Using improved metrics, the magnitude, extent, and nature of changes in photosynthetic activity and its timing across Sub-Saharan Africa was investigated. Changes in overall vegetation activity and shifts in its timing have considerable implications for a variety of processes including surface-atmosphere energy exchanges, terrestrial sources and sinks of carbon, the contribution of local evapotranspiration to the water cycle, disturbance regimes such as fires and pests, and the food security of human settlements using these ecosystems for food supply. The overall changes in vegetation were quantified each year between 2000 and 2004 and the proportion linked to differences in phenology and overall photosynthetic activity was examined. In addition, the nature of these changes in terms of frequency and duration, the proportion per ecosystem, identification of areas of intensive change, and the potential consequences of these changes was examined. It was concluded that most inter-annual changes are not from shifts in timing or phenology, but are largely due to differences in the amount of annual photosynthetic activity. The changes were likely climate driven with particular vegetation types most susceptible to inter-annual change and with a high spatial and temporal variability found across the African continent.
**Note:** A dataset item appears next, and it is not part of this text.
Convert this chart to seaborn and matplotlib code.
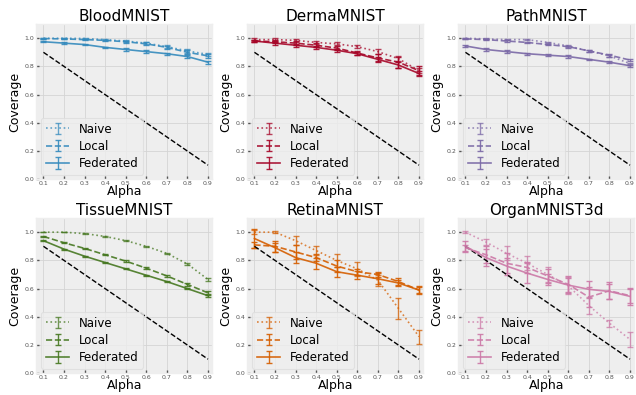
import numpy as np
import matplotlib
matplotlib.use('Agg')
import matplotlib.pyplot as plt
import seaborn as sns

# --- DADOS ---
alphas = [0.1, 0.2, 0.3, 0.4, 0.5, 0.6, 0.7, 0.8, 0.9]
datasets = ['BloodMNIST', 'DermaMNIST', 'PathMNIST', 'TissueMNIST', 'RetinaMNIST', 'OrganMNIST3d']
colors = ['#348ABD', '#A60628', '#7A68A6', '#467821', '#D55E00', '#CC79A7']

naive_mean = [
    [1.0, 1.0, 0.998, 0.99, 0.98, 0.965, 0.94, 0.91, 0.885],
    [0.99, 0.99, 0.985, 0.97, 0.96, 0.94, 0.905, 0.855, 0.77],
    [1.0, 0.995, 0.99, 0.99, 0.97, 0.945, 0.91, 0.875, 0.82],
    [1.0, 1.0, 0.99, 0.97, 0.94, 0.90, 0.85, 0.775, 0.665],
    [1.0, 1.0, 0.94, 0.87, 0.80, 0.74, 0.66, 0.46, 0.26],
    [1.0, 0.93, 0.85, 0.78, 0.70, 0.62, 0.48, 0.355, 0.24],
]
naive_err = [
    [0.003, 0.003, 0.004, 0.005, 0.006, 0.008, 0.01, 0.015, 0.012],
    [0.01, 0.01, 0.012, 0.012, 0.01, 0.012, 0.02, 0.02, 0.02],
    [0.004, 0.004, 0.004, 0.004, 0.005, 0.006, 0.006, 0.008, 0.006],
    [0.002, 0.002, 0.003, 0.003, 0.004, 0.004, 0.005, 0.008, 0.012],
    [0.012, 0.005, 0.03, 0.03, 0.045, 0.05, 0.04, 0.075, 0.05],
    [0.005, 0.02, 0.05, 0.05, 0.05, 0.06, 0.06, 0.025, 0.055],
]
local_mean = [
    [0.997, 0.995, 0.99, 0.985, 0.975, 0.96, 0.935, 0.90, 0.875],
    [0.98, 0.975, 0.965, 0.95, 0.93, 0.895, 0.86, 0.83, 0.77],
    [0.995, 0.99, 0.98, 0.97, 0.955, 0.94, 0.91, 0.88, 0.845],
    [0.97, 0.925, 0.885, 0.84, 0.795, 0.745, 0.69, 0.63, 0.57],
    [0.91, 0.90, 0.86, 0.82, 0.76, 0.72, 0.70, 0.65, 0.59],
    [0.89, 0.84, 0.78, 0.75, 0.69, 0.63, 0.54, 0.585, 0.55],
]
local_err = [
    [0.003, 0.003, 0.004, 0.005, 0.006, 0.01, 0.012, 0.015, 0.012],
    [0.01, 0.01, 0.012, 0.015, 0.015, 0.012, 0.025, 0.04, 0.03],
    [0.004, 0.004, 0.004, 0.004, 0.005, 0.006, 0.006, 0.01, 0.006],
    [0.003, 0.003, 0.004, 0.004, 0.005, 0.005, 0.006, 0.008, 0.01],
    [0.02, 0.04, 0.05, 0.025, 0.04, 0.02, 0.02, 0.025, 0.02],
    [0.02, 0.06, 0.07, 0.04, 0.05, 0.06, 0.07, 0.06, 0.05],
]
fed_mean = [
    [0.975, 0.965, 0.955, 0.935, 0.92, 0.905, 0.89, 0.87, 0.83],
    [0.98, 0.965, 0.95, 0.935, 0.915, 0.89, 0.85, 0.81, 0.75],
    [0.945, 0.92, 0.905, 0.89, 0.88, 0.87, 0.85, 0.83, 0.805],
    [0.94, 0.88, 0.83, 0.785, 0.74, 0.695, 0.65, 0.60, 0.55],
    [0.955, 0.89, 0.82, 0.78, 0.72, 0.695, 0.67, 0.64, 0.59],
    [0.90, 0.82, 0.76, 0.71, 0.665, 0.625, 0.595, 0.58, 0.545],
]
fed_err = [
    [0.005, 0.005, 0.006, 0.006, 0.008, 0.008, 0.008, 0.01, 0.01],
    [0.01, 0.01, 0.01, 0.01, 0.01, 0.01, 0.02, 0.02, 0.02],
    [0.006, 0.008, 0.008, 0.008, 0.006, 0.008, 0.005, 0.005, 0.006],
    [0.004, 0.004, 0.004, 0.004, 0.004, 0.004, 0.004, 0.005, 0.006],
    [0.065, 0.03, 0.04, 0.04, 0.035, 0.03, 0.04, 0.02, 0.03],
    [0.04, 0.06, 0.06, 0.07, 0.04, 0.05, 0.06, 0.05, 0.06],
]

# --- ESTILO ---
plt.style.use('bmh')
sns.set_context('paper')
plt.rcParams.update({
    'axes.facecolor': '#eeeeee',
    'axes.edgecolor': '#eeeeee',
    'grid.color': '#d4d4d4',
    'grid.linestyle': '-',
    'grid.linewidth': 0.6,
    'xtick.labelsize': 4.5,
    'ytick.labelsize': 4.5,
    'xtick.color': '#555555',
    'ytick.color': '#555555',
    'xtick.major.size': 2,
    'ytick.major.size': 2,
    'xtick.major.pad': 1.5,
    'ytick.major.pad': 1.5,
    'font.family': ['DejaVu Sans'],
})

fig, axes = plt.subplots(2, 3, figsize=(6.36, 3.95), dpi=100)
series = [('Naive', ':', naive_mean, naive_err),
          ('Local', '--', local_mean, local_err),
          ('Federated', '-', fed_mean, fed_err)]

for i, ax in enumerate(axes.flat):
    c = colors[i]
    for name, ls, means, errs in series:
        ax.errorbar(alphas, means[i], yerr=errs[i], color=c, linestyle=ls,
                    linewidth=1.2, capsize=2.5, elinewidth=1.0, capthick=1.0,
                    label=name, alpha=0.9 if ls != ':' else 0.75)
    sns.lineplot(x=alphas, y=[1 - a for a in alphas], ax=ax, color='black',
                 linestyle='--', linewidth=1.0, errorbar=None)
    ax.set_ylim(0.0, 1.1)
    ax.set_xlim(0.065, 0.92)
    ax.set_xticks(alphas)
    ax.set_yticks([0.0, 0.2, 0.4, 0.6, 0.8, 1.0])
    ax.set_title(datasets[i], fontsize=11, pad=2)
    ax.set_xlabel('Alpha', fontsize=9, labelpad=-1)
    ax.set_ylabel('Coverage', fontsize=9, labelpad=2)
    ax.legend(loc='lower left', fontsize=8.5, frameon=True, facecolor='#eeeeee',
              edgecolor='#dddddd', handlelength=2.0, labelspacing=0.35,
              borderaxespad=0.4)

fig.subplots_adjust(left=0.057, right=0.997, top=0.939, bottom=0.055, wspace=0.2, hspace=0.25)
fig.savefig('out.png', dpi=100)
Chlorophyll-related indices related to Fuel Moisture Content (FMC) were evaluated using fire activity data. Satellite imagery was used to obtain more accurate maps of fire danger once the fire risk performance of a chlorophyll-related index was characterized. A novel image segmentation approach was applied to delineate vegetation-soil-climate complexes with similar phenological properties. The segmentation technique is based on a difference criterion using NDVI time series as an indicator for phenological differences. Segmentation results were validated based on two thematic vegetation layers. Results reveal scale effects of different ecological processes.
To provide quantitative estimates of burning efficiency based on remote sensing indicators two different techniques were tested. A technique based on time series analysis of sub-pixel fractions and a technique based on temporal variations of vegetation indices. Both techniques were compared and validated with field data containing burning intensity and severity indices based on Landsat imagery with higher spatial resolution. Statistical regression techniques were used to assess the performance of both techniques and the resulting quantitative indicators of burning efficiency.